The Tories are clueless about this.
Let's be frank: any IT project in the NHS is likely to fail: too many organisations that work in different ways; too many people in an organisation that want different things. It's a mine field.
However, what the Tories are suggesting is not necessarily Google / MS solutions. Somehow, Cameron went out to see Google and got the impression that distributed patient records was better than the centralised approach of NPfIT. Moreover, he wants to create a 'market' within the NHS so that the 'best' solution wins.
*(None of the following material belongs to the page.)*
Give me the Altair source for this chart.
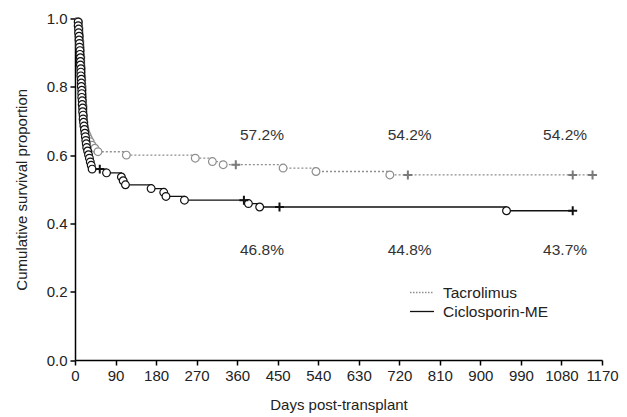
import altair as alt
import pandas as pd

# ---------------- data ----------------
x_ticks = [0, 90, 180, 270, 360, 450, 540, 630, 720, 810, 900, 990, 1080, 1170]
y_ticks = [0.0, 0.2, 0.4, 0.6, 0.8, 1.0]

tacro_event_days = [8, 8, 9, 9, 10, 10, 11, 11, 12, 12,
                    12, 13, 13, 13, 14, 14, 14, 15, 15, 15,
                    16, 16, 16, 17, 17, 17, 18, 18, 18, 19,
                    19, 20, 20, 22, 24, 27, 30, 34, 38, 44, 51,
                    114, 267, 305, 329, 462, 535, 699]
tacro_event_surv = [0.990, 0.981, 0.971, 0.962, 0.952, 0.943, 0.933, 0.924, 0.914, 0.905,
                    0.895, 0.886, 0.876, 0.867, 0.857, 0.848, 0.838, 0.829, 0.819, 0.810,
                    0.800, 0.791, 0.781, 0.772, 0.762, 0.753, 0.743, 0.734, 0.724, 0.715,
                    0.705, 0.696, 0.686, 0.677, 0.667, 0.658, 0.648, 0.639, 0.629, 0.620, 0.610,
                    0.600, 0.591, 0.581, 0.572, 0.562, 0.552, 0.542]
tacro_censor_days = [357, 739, 1105, 1149]
tacro_censor_surv = [0.572, 0.542, 0.542, 0.542]

ciclo_event_days = [7, 7, 8, 8, 9, 9, 10, 10, 11, 11,
                    12, 12, 12, 13, 13, 13, 14, 14, 14, 15,
                    15, 15, 16, 16, 17, 17, 18, 18, 19, 20,
                    21, 22, 23, 24, 25, 26, 28, 30, 32, 34, 36, 38,
                    70, 103, 107, 112, 169, 197, 202, 243, 385, 410, 958]
ciclo_event_surv = [0.990, 0.979, 0.969, 0.958, 0.948, 0.937, 0.927, 0.916, 0.906, 0.895,
                    0.885, 0.874, 0.864, 0.853, 0.843, 0.832, 0.822, 0.811, 0.801, 0.790,
                    0.780, 0.769, 0.759, 0.748, 0.738, 0.727, 0.717, 0.706, 0.696, 0.685,
                    0.675, 0.664, 0.654, 0.643, 0.633, 0.622, 0.612, 0.601, 0.591, 0.580,
                    0.570, 0.559,
                    0.548, 0.536, 0.525, 0.513, 0.502, 0.491, 0.479, 0.468, 0.458, 0.448, 0.437]
ciclo_censor_days = [55, 375, 454, 1105]
ciclo_censor_surv = [0.559, 0.468, 0.448, 0.437]

label_days = [415, 743, 1088]
tacro_labels = ["57.2%", "54.2%", "54.2%"]
ciclo_labels = ["46.8%", "44.8%", "43.7%"]
tacro_label_y = 0.659
ciclo_label_y = 0.322

series_names = ["Tacrolimus", "Ciclosporin-ME"]

# ---------------- styling ----------------
TAC = "#8e8e8e"
CIC = "#111111"
FONT = "Liberation Sans"
W, H = 527, 341.5

xs = alt.Scale(domain=[0, 1170], nice=False)
ys = alt.Scale(domain=[0, 1], nice=False)


def curve(days, surv, cdays, csurv):
    pts = [(0, 1.0)] + list(zip(days, surv)) + list(zip(cdays, csurv))
    pts.sort(key=lambda p: (p[0], -p[1]))
    return pd.DataFrame(pts, columns=["day", "surv"])


tac_line_df = curve(tacro_event_days, tacro_event_surv, tacro_censor_days, tacro_censor_surv)
cic_line_df = curve(ciclo_event_days, ciclo_event_surv, ciclo_censor_days, ciclo_censor_surv)
tac_ev = pd.DataFrame({"day": tacro_event_days, "surv": tacro_event_surv})
cic_ev = pd.DataFrame({"day": ciclo_event_days, "surv": ciclo_event_surv})
tac_ce = pd.DataFrame({"day": tacro_censor_days, "surv": tacro_censor_surv})
cic_ce = pd.DataFrame({"day": ciclo_censor_days, "surv": ciclo_censor_surv})

X = alt.X("day:Q", scale=xs, axis=alt.Axis(values=x_ticks, format="d", title="Days post-transplant",
                                            labelFlush=False, titlePadding=14, grid=False))
Y = alt.Y("surv:Q", scale=ys, axis=alt.Axis(values=y_ticks, format=".1f",
                                             title="Cumulative survival proportion",
                                             titlePadding=17, grid=False))

cic_line = alt.Chart(cic_line_df).mark_line(interpolate="step-after", color=CIC,
                                            strokeWidth=1.3).encode(x=X, y=Y)
tac_line = alt.Chart(tac_line_df).mark_line(interpolate="step-after", color=TAC,
                                            strokeWidth=1.4, strokeDash=[2, 2]).encode(x="day:Q", y="surv:Q")

tac_pts = alt.Chart(tac_ev).mark_point(shape="circle", filled=True, fill="white", stroke=TAC,
                                       strokeWidth=1.2, size=60, opacity=1).encode(x="day:Q", y="surv:Q")
cic_pts = alt.Chart(cic_ev).mark_point(shape="circle", filled=True, fill="white", stroke=CIC,
                                       strokeWidth=1.2, size=60, opacity=1).encode(x="day:Q", y="surv:Q")

plus = "M-1,0H1M0,-1V1"
tac_cross = alt.Chart(tac_ce).mark_point(shape=plus, filled=False, stroke="#7a7a7a",
                                         strokeWidth=2, size=80, opacity=1).encode(x="day:Q", y="surv:Q")
cic_cross = alt.Chart(cic_ce).mark_point(shape=plus, filled=False, stroke=CIC,
                                         strokeWidth=2, size=80, opacity=1).encode(x="day:Q", y="surv:Q")

lab_df = pd.DataFrame({
    "day": label_days + label_days,
    "surv": [tacro_label_y] * 3 + [ciclo_label_y] * 3,
    "txt": tacro_labels + ciclo_labels,
})
labels = alt.Chart(lab_df).mark_text(font=FONT, fontSize=15.5, color="#333333").encode(
    x="day:Q", y="surv:Q", text="txt:N")

# manual legend
leg_df = pd.DataFrame({"name": series_names})
leg_tac_line = alt.Chart(leg_df).transform_filter(alt.datum.name == series_names[0]).mark_rule(
    color=TAC, strokeWidth=1.3, strokeDash=[1.5, 1.5]).encode(
    x=alt.value(335), x2=alt.value(359), y=alt.value(274))
leg_cic_line = alt.Chart(leg_df).transform_filter(alt.datum.name == series_names[1]).mark_rule(
    color=CIC, strokeWidth=1.3).encode(
    x=alt.value(335), x2=alt.value(359), y=alt.value(293))
leg_tac_txt = alt.Chart(leg_df).transform_filter(alt.datum.name == series_names[0]).mark_text(
    font=FONT, fontSize=15.5, color="#222222", align="left", baseline="middle").encode(
    x=alt.value(368), y=alt.value(274), text="name:N")
leg_cic_txt = alt.Chart(leg_df).transform_filter(alt.datum.name == series_names[1]).mark_text(
    font=FONT, fontSize=15.5, color="#222222", align="left", baseline="middle").encode(
    x=alt.value(368), y=alt.value(293), text="name:N")

chart = alt.layer(
    cic_line, tac_line, tac_pts, cic_pts, tac_cross, cic_cross, labels,
    leg_tac_line, leg_cic_line, leg_tac_txt, leg_cic_txt,
).properties(
    width=W, height=H,
    background="white",
    autosize=alt.AutoSizeParams(type="none"),
    padding={"left": 67, "top": 10.5, "right": 17, "bottom": 57},
).configure_view(stroke=None).configure_axis(
    grid=False, domainColor="#000000", domainWidth=1.5, tickColor="#000000", tickWidth=1.5,
    tickSize=5, labelFont=FONT, labelFontSize=15, labelColor="#222222", labelPadding=3,
    titleFont=FONT, titleFontSize=15, titleFontWeight="normal", titleColor="#222222",
)

chart.save("out.html", embed_options={"renderer": "svg", "actions": False})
I've seen this in the Fire Service, where you could make a fair living by re-implementing systems slightly differently for individual brigades. No centralisation meant that communications equipment in each brigade was different, the software was different and that meant lots of money for contractors and ISVs. This is despite the GD-92 communications specification, which aimed at inter-operability and meant, in principle, you could re-use the same system in different brigades; somehow, it never ended up like that, however.
What the Tories are planning is even worse. Imagine a company where if you went from one office to another you had to re-learn how to use the software that it is now essential you use to do your job. It's not just essential: lives are at risk. Well, the Tories want to create the situation. And the call it 'the market'.
Any IT project in the NHS is going to be hard. But the problem with government is that they will only deal with big contractors (EDS, eg). Smaller, more agile teams would probably solve these problems better. Software on this scale should be a living, ever-changing thing, with very small changes on a regular basis. What the big boys will produce is large, functional systems that will do what it's supposed to on paper. But not in practice.